6. Extremely long release cycles
In government IT, frequent feedback loops are pretty much non-existent – there is no iterative process of releasing working software prototypes for early evaluation, testing, and gathering user feedback. So the odds of building the wrong thing are much higher than in the commercial sector.
Here are some recommendations from Australia’s “Learning from Failure” report (emphasis added):
The default position that new policies proceed straight to large-scale roll-out should be reversed and instead new policy proposals should include a trial or demonstration stage, allowing new approaches to be developed fast and evaluated early […] Adaptive government calls for greater organisational flexibility. It demands more willingness to experiment — starting small, testing what works and (in the worst case) failing quickly.
7. Poor project sponsorship
A project sponsor is usually a high-ranking official (equivalent to a C-Suite member in a commercial company) who makes major decisions about the project and ensures that it stays in line with the agency’s strategic goals. The project’s sponsor doesn’t spend their whole time working on the project, but they check on it from time to time and correct its course, if needed.
Weak project sponsorship is a frequently-quoted reason for project failure in both private and public sector orgs. High-ranking officials are busy people and may not have enough bandwidth - or expertise - for managing the project. Plus, considering that many government IT projects take a long time, they usually experience a high turnover among the management/sponsorship ranks.

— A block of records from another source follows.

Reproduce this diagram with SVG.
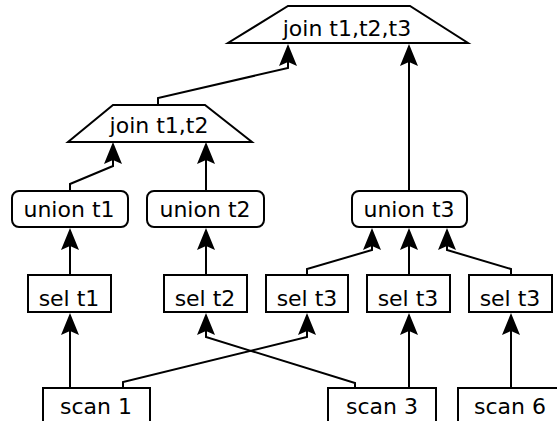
<svg xmlns="http://www.w3.org/2000/svg" width="557" height="421" viewBox="0 0 557 421">
<style>
.n{fill:#fff;stroke:#000;stroke-width:2}
.t{font-family:"DejaVu Sans",sans-serif;font-size:22px;text-anchor:middle;fill:#000}
.c{fill:none;stroke:#000;stroke-width:2;marker-end:url(#ah)}
</style>
<defs>
<marker id="ah" markerUnits="userSpaceOnUse" markerWidth="26" markerHeight="20" viewBox="-14 -10 26 20" refX="0" refY="0" orient="auto" overflow="visible">
<path d="M10,0 L-12,-9 L-8,0 L-12,9 Z" fill="#000"/>
</marker>
</defs>
<rect width="557" height="421" fill="#fff"/>
<g id="connectors">
<path class="c" d="M158,105 V98 L288,68 V54"/>
<path class="c" d="M409,191 V54"/>
<path class="c" d="M70,191 V184 L113,166 V152"/>
<path class="c" d="M206,191 V152"/>
<path class="c" d="M70,275 V238"/>
<path class="c" d="M206,275 V238"/>
<path class="c" d="M307,275 V269 L372,250 V238"/>
<path class="c" d="M409,275 V238"/>
<path class="c" d="M511,275 V269 L447,250 V238"/>
<path class="c" d="M70,388 V323"/>
<path class="c" d="M123,388 V382 L307,337 V323"/>
<path class="c" d="M355,388 V383 L206,337 V323"/>
<path class="c" d="M409,388 V323"/>
<path class="c" d="M511,388 V323"/>
</g>
<g id="join123"><path class="n" d="M288,6 H410 L468,43 H228 Z"/><text class="t" x="347" y="36">join t1,t2,t3</text></g>
<g id="join12"><path class="n" d="M113,105 H205 L252,142 H68 Z"/><text class="t" x="159" y="133">join t1,t2</text></g>
<g id="union1"><rect class="n" x="12" y="191" width="116" height="36" rx="7"/><text class="t" x="69" y="217">union t1</text></g>
<g id="union2"><rect class="n" x="147" y="191" width="117" height="36" rx="7"/><text class="t" x="205" y="217">union t2</text></g>
<g id="union3"><rect class="n" x="352" y="191" width="115" height="36" rx="7"/><text class="t" x="409" y="217">union t3</text></g>
<g id="sel1"><rect class="n" x="28" y="275" width="83" height="37"/><text class="t" x="69" y="306">sel t1</text></g>
<g id="sel2"><rect class="n" x="164" y="275" width="83" height="37"/><text class="t" x="205" y="306">sel t2</text></g>
<g id="sel3a"><rect class="n" x="266" y="275" width="82" height="37"/><text class="t" x="307" y="306">sel t3</text></g>
<g id="sel3b"><rect class="n" x="367" y="275" width="83" height="37"/><text class="t" x="408" y="306">sel t3</text></g>
<g id="sel3c"><rect class="n" x="469" y="275" width="83" height="37"/><text class="t" x="510" y="306">sel t3</text></g>
<g id="scan1"><rect class="n" x="43" y="388" width="107" height="42"/><text class="t" x="96" y="414">scan 1</text></g>
<g id="scan3"><rect class="n" x="328" y="388" width="108" height="42"/><text class="t" x="382" y="414">scan 3</text></g>
<g id="scan6"><rect class="n" x="458" y="388" width="108" height="42"/><text class="t" x="510" y="414">scan 6</text></g>
</svg>
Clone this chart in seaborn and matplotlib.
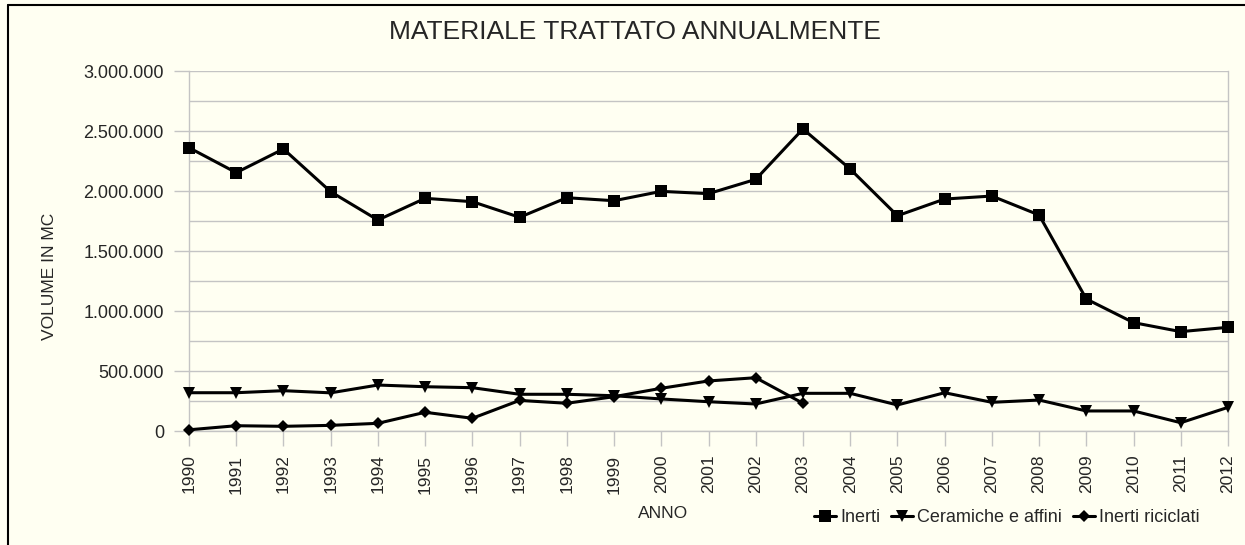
import seaborn as sns
import matplotlib.pyplot as plt
import matplotlib.ticker as mticker
from matplotlib.lines import Line2D
import pandas as pd
import numpy as np

# Data (cubic metres per year)
anni = list(range(1990, 2013))
inerti = [2361000, 2153000, 2350000, 1994000, 1758000, 1939000, 1911000,
          1781000, 1944000, 1919000, 1997000, 1978000, 2097000, 2517000,
          2183000, 1794000, 1933000, 1958000, 1800000, 1100000, 903000,
          828000, 864000]
ceramiche = [319000, 319000, 336000, 318000, 383000, 369000, 361000,
             306000, 306000, 294000, 267000, 244000, 225000, 314000,
             314000, 217000, 319000, 239000, 258000, 167000, 167000,
             69000, 197000]
riciclati = [10000, 44000, 39000, 47000, 64000, 156000, 106000,
             255000, 231000, 286000, 356000, 417000, 444000, 231000,
             np.nan, np.nan, np.nan, np.nan, np.nan, np.nan, np.nan,
             np.nan, np.nan]

df = pd.DataFrame({'Anno': anni, 'Inerti': inerti,
                   'Ceramiche e affini': ceramiche,
                   'Inerti riciclati': riciclati})

sns.set_theme(style="white")
plt.rcParams['font.family'] = ['Liberation Sans', 'DejaVu Sans']

bg = '#fffff2'
grid_col = '#c4c4c4'
W, H = 1245, 545
fig = plt.figure(figsize=(W / 100, H / 100), dpi=100, facecolor=bg)
ax = fig.add_axes([189 / W, 1 - 431 / H, (1228 - 189) / W, (431 - 71) / H])
ax.set_facecolor(bg)

series = [('Inerti', 's', 8.5), ('Ceramiche e affini', 'v', 8.5),
          ('Inerti riciclati', 'D', 6.5)]
for name, mk, ms in series:
    sns.lineplot(x='Anno', y=name, data=df, ax=ax, color='black',
                 marker=mk, markersize=ms, markeredgewidth=0,
                 linewidth=2.2, label=name, legend=False, clip_on=False,
                 zorder=3)

ax.set_xlim(1990, 2012)
ax.set_ylim(0, 3000000)
ax.set_xticks(anni)
ax.set_xticklabels([str(a) for a in anni], rotation=90, fontsize=12.5)
ax.yaxis.set_major_locator(mticker.MultipleLocator(500000))
ax.yaxis.set_minor_locator(mticker.MultipleLocator(250000))
ax.yaxis.set_major_formatter(
    mticker.FuncFormatter(lambda v, p: f"{int(v):,}".replace(",", ".")))
ax.tick_params(axis='y', which='major', labelsize=13, length=11,
               color=grid_col, width=1, pad=7, left=True)
ax.tick_params(axis='y', which='minor', length=0)
ax.tick_params(axis='x', length=11, color=grid_col, width=1, pad=6,
               bottom=True)
ax.grid(True, axis='y', which='both', color=grid_col, linewidth=1)
for side in ['left', 'right', 'bottom', 'top']:
    ax.spines[side].set_visible(side != 'top')
    ax.spines[side].set_color(grid_col)
    ax.spines[side].set_linewidth(1)
ax.set_xlabel('')
ax.set_ylabel('')

fig.text(635 / W, 1 - 32 / H, 'MATERIALE TRATTATO ANNUALMENTE',
         fontsize=19, ha='center', va='center')
fig.text(50 / W, 1 - 276 / H, 'VOLUME IN MC', fontsize=12.5,
         rotation=90, ha='center', va='center')
fig.text(663 / W, 1 - 513 / H, 'ANNO', fontsize=12.5,
         ha='center', va='center')

handles, labels = ax.get_legend_handles_labels()
fig.legend(handles, labels, loc='center right', ncol=3, frameon=False,
           bbox_to_anchor=(1200 / W, 1 - 518 / H), fontsize=13,
           handlelength=1.2, handletextpad=0.25, columnspacing=0.6,
           borderpad=0, borderaxespad=0)

# outer frame (only left and top edges fall inside the picture)
fig.add_artist(Line2D([8 / W, 8 / W], [-0.1, 1 - 5 / H], color='black',
                      linewidth=1.5, transform=fig.transFigure))
fig.add_artist(Line2D([8 / W, 1.1], [1 - 5 / H, 1 - 5 / H], color='black',
                      linewidth=1.5, transform=fig.transFigure))

fig.savefig('out.png', dpi=100, facecolor=bg)
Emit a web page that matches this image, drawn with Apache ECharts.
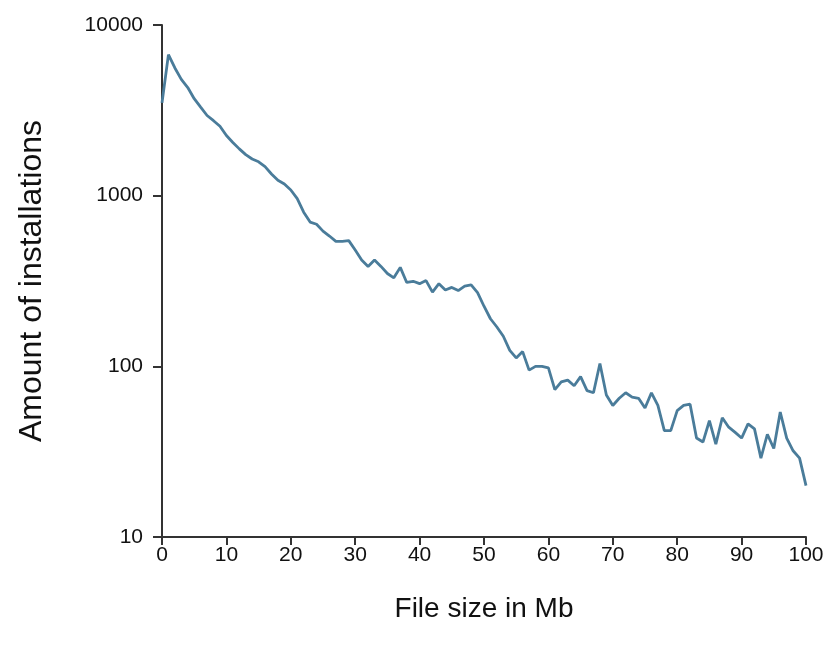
<!DOCTYPE html>
<html lang="en">
<head>
    <meta charset="UTF-8" />
    <title>Installations by file size</title>
    <script src="https://cdn.jsdelivr.net/npm/echarts@6/dist/echarts.min.js"></script>
    <style>
        body { margin: 0; background: #fff; }
    </style>
</head>
<body>
    <div id="chart" style="width:829px;height:652px;"></div>
    <script type="text/javascript">
        // file size in Mb, 0..100
        var sizes = [];
        for (var s = 0; s <= 100; s++) sizes.push(s);

        // amount of installations
        var installs = [
            3500, 6700, 5600, 4800, 4300, 3700, 3300, 2950, 2750, 2550,
            2250, 2050, 1880, 1740, 1640, 1580, 1480, 1340, 1230, 1170,
            1080, 960, 800, 700, 680, 620, 580, 540, 540, 545,
            480, 420, 385, 420, 385, 350, 330, 380, 310, 315,
            305, 318, 272, 305, 280, 290, 278, 295, 300, 270,
            225, 190, 170, 150, 124, 112, 122, 95, 100, 100,
            98, 73, 81, 83, 77, 87, 72, 70, 104, 68,
            59, 65, 70, 66, 65, 57, 70, 59, 42, 42,
            55, 59, 60, 38, 36, 48, 35, 50, 44, 41,
            38, 46, 43, 29, 40, 33, 54, 38, 32, 29,
            20
        ];

        var xTicks = [0, 10, 20, 30, 40, 50, 60, 70, 80, 90, 100];
        var yTicks = [10, 100, 1000, 10000];

        var points = sizes.map(function (x, i) { return [x, installs[i]]; });

        var chart = echarts.init(document.getElementById('chart'));
        var axisColor = '#333';
        var labelStyle = { fontFamily: 'Liberation Sans', fontSize: 21, color: '#111' };
        var option = {
            animation: false,
            grid: {
                left: 162,
                right: 23,
                top: 25,
                bottom: 115
            },
            xAxis: {
                type: 'value',
                min: xTicks[0],
                max: xTicks[xTicks.length - 1],
                interval: 10,
                name: 'File size in Mb',
                nameLocation: 'middle',
                nameGap: 58,
                nameTextStyle: { fontFamily: 'Liberation Sans', fontSize: 28, color: '#111' },
                axisLine: { lineStyle: { color: axisColor, width: 2 } },
                axisTick: { length: 8, lineStyle: { color: axisColor, width: 2 } },
                axisLabel: Object.assign({ margin: 8 }, labelStyle),
                splitLine: { show: false }
            },
            yAxis: {
                type: 'log',
                logBase: 10,
                min: yTicks[0],
                max: yTicks[yTicks.length - 1],
                name: 'Amount of installations',
                nameLocation: 'middle',
                nameRotate: 90,
                nameGap: 114,
                nameTextStyle: { fontFamily: 'Liberation Sans', fontSize: 32, color: '#111' },
                axisLine: { show: true, lineStyle: { color: axisColor, width: 2 } },
                axisTick: { show: true, length: 9, lineStyle: { color: axisColor, width: 2 } },
                axisLabel: Object.assign({
                    margin: 19,
                    formatter: function (v) { return String(Math.round(v)); }
                }, labelStyle),
                splitLine: { show: false }
            },
            series: [{
                type: 'line',
                data: points,
                showSymbol: false,
                lineStyle: { color: '#4a7c9a', width: 2.8 }
            }]
        };
        chart.setOption(option);
    </script>
</body>
</html>
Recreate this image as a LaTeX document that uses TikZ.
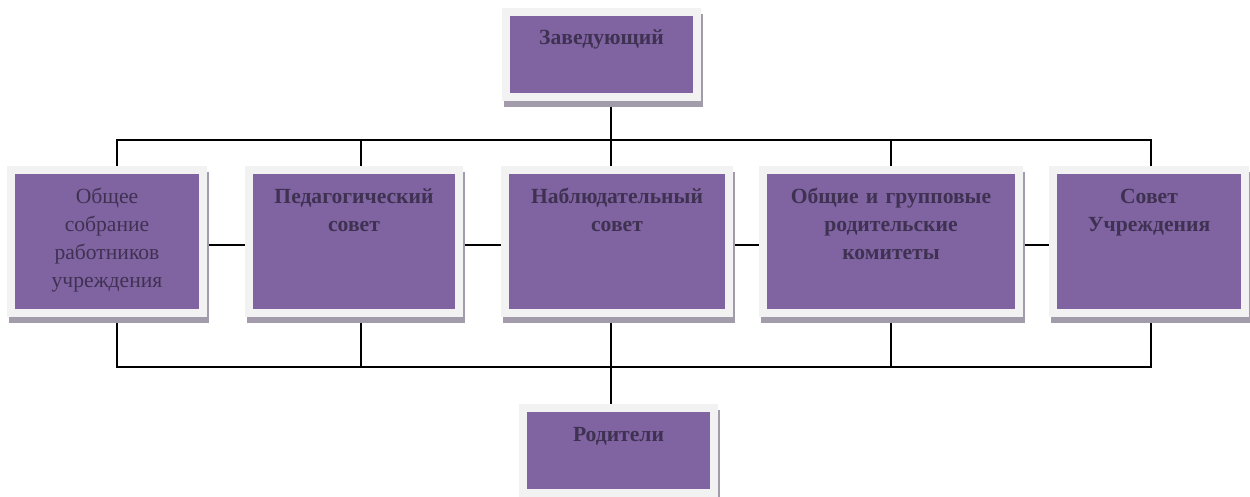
\documentclass[tikz,border=0pt]{standalone}
\usepackage{fontspec}
\setmainfont{Liberation Serif}
\usetikzlibrary{positioning, shadows, backgrounds}
\definecolor{boxpurple}{HTML}{8064A2}
\definecolor{framegray}{HTML}{F2F2F2}
\definecolor{shadegray}{HTML}{A29CAA}
\definecolor{textpurple}{HTML}{3F3151}

\begin{document}
\begin{tikzpicture}[
    x=1pt, y=-1pt,
    organ/.style={draw=framegray, line width=8pt, fill=boxpurple, inner sep=0pt, align=center, text=textpurple, font=\fontsize{21.6}{28}\selectfont\bfseries, drop shadow={shadow xshift=2pt, shadow yshift=-6pt, fill=shadegray, draw=shadegray, line width=8pt, opacity=1}},
    rowbox/.style={organ, text width=#1, text height=34pt, text depth=109pt},
    endbox/.style={organ, text width=191pt, text height=33pt, text depth=52pt},
    link/.style={line width=1.2pt, black},
]
\useasboundingbox (0,0) rectangle (1250,497);

% Draw the row of councils
\node[rowbox=192pt, font=\fontsize{21.6}{27.7}\selectfont] (OS) at (107,241.5) {Общее\\собрание\\работников\\учреждения};
\node[rowbox=210pt, right=38pt of OS] (PS) {Педагогический\\совет};
\node[rowbox=224pt, right=38pt of PS] (NS) {Наблюдательный\\совет};
\node[rowbox=256pt, right=26pt of NS] (RK) {Общие и групповые\\родительские\\комитеты};
\node[rowbox=192pt, right=26pt of RK] (SU) {Совет\\Учреждения};

% Draw the head and the parents
\node[endbox] (ZV) at (601.5,54.5) {Заведующий};
\node[endbox] (RD) at (618.5,450.5) {Родители};

% Draw the connectors
\begin{scope}[on background layer]
\coordinate (TL) at (117,140);
\coordinate (TR) at (1151,140);
\coordinate (BL) at (117,367);
\coordinate (BR) at (1151,367);
\draw[link] ([xshift=10pt]OS.north) -- (TL) -- (TR) -- ([xshift=2pt]SU.north);
\draw[link] ([xshift=10pt]OS.south) -- (BL) -- (BR) -- ([xshift=2pt]SU.south);
\foreach \b/\dx in {PS/7, RK/0} {
    \draw[link] ([xshift=\dx pt]\b.north) -- ++(0,-26);
    \draw[link] ([xshift=\dx pt]\b.south) -- ++(0,50);
}
\draw[link] ([xshift=9.5pt]ZV.south) -- ([xshift=-6pt]NS.north);
\draw[link] ([xshift=-6pt]NS.south) -- ([xshift=-7.5pt]RD.north);
\foreach \a/\b in {OS/PS, PS/NS, NS/RK, RK/SU}
    \draw[link] ([yshift=-3.5pt]\a.east) -- ([yshift=-3.5pt]\b.west);
\end{scope}

\end{tikzpicture}
\end{document}
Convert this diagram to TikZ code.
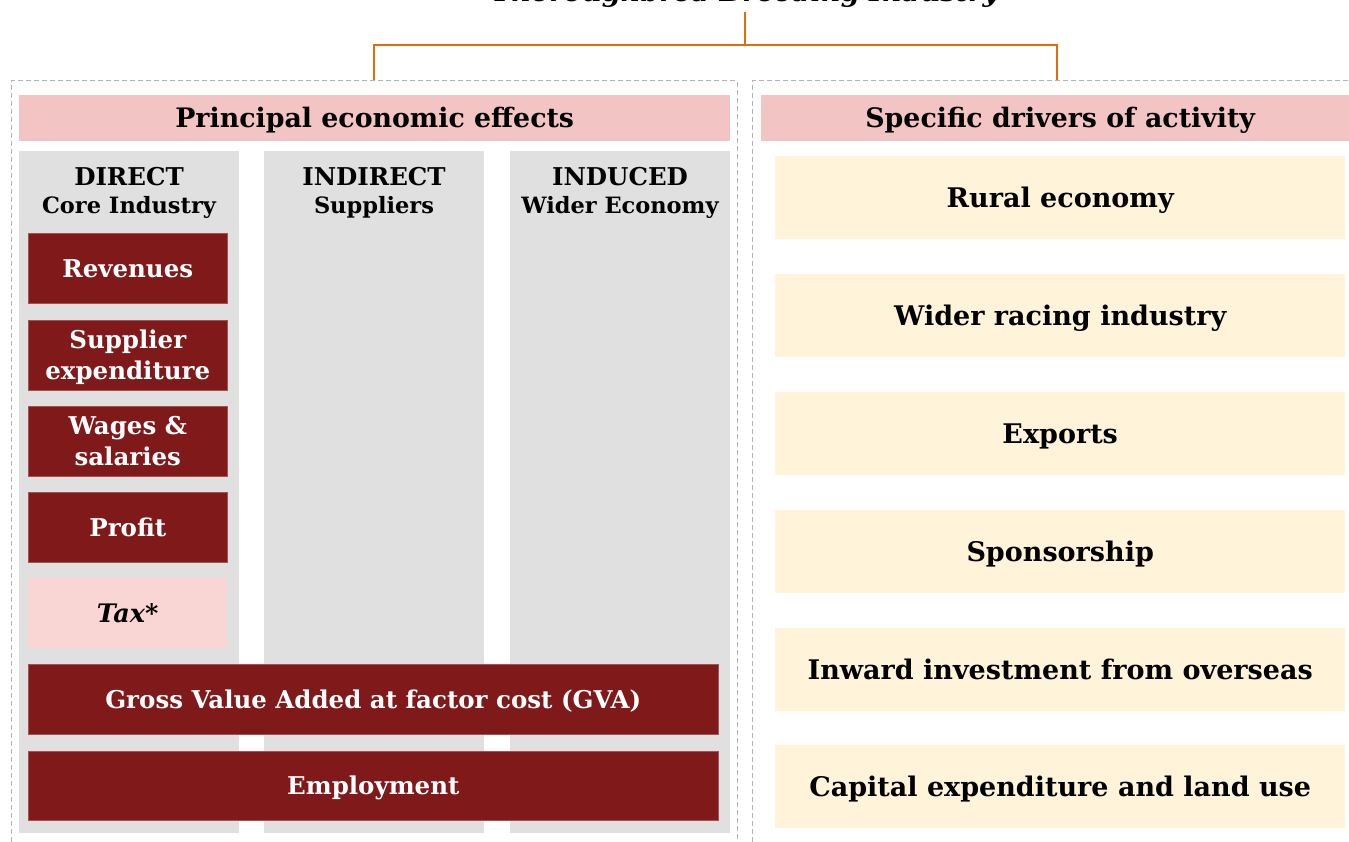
\documentclass[tikz,border=0pt]{standalone}
\usepackage{fontspec}
\setmainfont{DejaVu Serif}
\definecolor{dred}{RGB}{128,26,26}
\definecolor{dredline}{RGB}{170,80,80}
\definecolor{colgray}{RGB}{224,224,224}
\definecolor{hpink}{RGB}{242,196,196}
\definecolor{taxpink}{RGB}{249,213,211}
\definecolor{cream}{RGB}{255,243,218}
\definecolor{orangeline}{RGB}{227,108,10}
\definecolor{dashgray}{RGB}{180,180,180}
\begin{document}
\begin{tikzpicture}[x=1pt,y=-1pt,
  column/.style={fill=colgray, anchor=north west, inner sep=0pt, minimum width=220, minimum height=682},
  header/.style={fill=hpink, anchor=north west, inner sep=0pt, minimum height=46,
    text height=24.9pt, text depth=5.4pt,
    font=\fontsize{26.8}{32}\selectfont\bfseries},
  redbox/.style={fill=dred, draw=dredline, line width=0.6pt, text=white, anchor=north west,
    inner sep=0pt, align=center, minimum height=70, text height=22.8pt, text depth=4.9pt,
    font=\fontsize{24.5}{31}\selectfont\bfseries},
  twoline/.style={text height=53.8pt, text depth=4.9pt},
  taxbox/.style={fill=taxpink, anchor=north west, inner sep=0pt, minimum width=199, minimum height=70,
    text height=23.7pt, text depth=5.1pt,
    font=\fontsize{25.5}{31}\selectfont\bfseries\itshape},
  driver/.style={fill=cream, anchor=north west, inner sep=0pt, minimum width=570, minimum height=83,
    text height=25.1pt, text depth=5.4pt,
    font=\fontsize{27}{32}\selectfont\bfseries},
  colhead/.style={anchor=base, font=\fontsize{24.5}{28}\selectfont\bfseries},
  colsub/.style={anchor=base, font=\fontsize{22.5}{26}\selectfont\bfseries},
  framebox/.style={draw=dashgray, line width=1pt, dash pattern=on 5pt off 3pt},
  link/.style={draw=orangeline, line width=2.5pt}
]
\useasboundingbox (0,0) rectangle (1349,842);

% title and the bracket below it
\node[anchor=base, inner sep=0pt, font=\fontsize{27.2}{32}\selectfont\bfseries\itshape] (title) at (745,2) {Thoroughbred Breeding Industry};
\coordinate (stem) at (745,12);
\coordinate (fork) at (745,45);
\coordinate (lhook) at (374,81);
\coordinate (rhook) at (1057,81);
\draw[link] (stem) -- (fork);
\draw[link] (lhook) |- (fork) -| (rhook);

% dashed panels
\coordinate (lpanelA) at (11,850);
\coordinate (lpanelB) at (737,81);
\coordinate (lpanelC) at (737,850);
\coordinate (rpanelA) at (752,850);
\coordinate (rpanelB) at (1360,81);
\draw[framebox] (lpanelA) |- (lpanelB) -- (lpanelC);
\draw[framebox] (rpanelA) |- (rpanelB);

% effect columns
\node[column] (colA) at (19,151) {};
\node[column] (colB) at (264,151) {};
\node[column] (colC) at (510,151) {};

% headers
\node[header, minimum width=711] (hleft) at (19,95) {Principal economic effects};
\node[header, minimum width=598] (hright) at (761,95) {Specific drivers of activity};

% column titles
\node[colhead] (directA) at (129,186) {DIRECT};
\node[colsub] (directB) at (129,214) {Core Industry};
\node[colhead] (indirectA) at (374,186) {INDIRECT};
\node[colsub] (indirectB) at (374,214) {Suppliers};
\node[colhead] (inducedA) at (620,186) {INDUCED};
\node[colsub] (inducedB) at (620,214) {Wider Economy};

% direct effect boxes
\node[redbox, minimum width=199] (rev) at (28,233) {Revenues};
\node[redbox, twoline, minimum width=199] (supp) at (28,320) {Supplier\\expenditure};
\node[redbox, twoline, minimum width=199] (wage) at (28,406) {Wages \&\\salaries};
\node[redbox, minimum width=199] (prof) at (28,492) {Profit};
\node[taxbox] (tax) at (28,578) {Tax*};
\node[redbox, minimum width=690] (gva) at (28,664) {Gross Value Added at factor cost (GVA)};
\node[redbox, minimum width=690, minimum height=69] (emp) at (28,751) {Employment};

% drivers
\node[driver] (rural) at (775,156) {Rural economy};
\node[driver] (racing) at (775,274) {Wider racing industry};
\node[driver] (exports) at (775,392) {Exports};
\node[driver] (sponsor) at (775,510) {Sponsorship};
\node[driver] (inward) at (775,628) {Inward investment from overseas};
\node[driver] (capex) at (775,745) {Capital expenditure and land use};
\end{tikzpicture}
\end{document}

Government IT projects tend to fail more frequently and waste more money than those in the private sector. This happens because of the government sector’s failure to adapt its culture, communications, and project management practices to the realities of the new, software-powered world. A lack of vested interest or personal accountability also plays a role.
On a brighter note, considering that global IT project success rates are improving, let’s hope that government bodies adopt more modern (Agile) project management approaches, foster open cross-department communication, and stop wasting heaps of money on failed projects.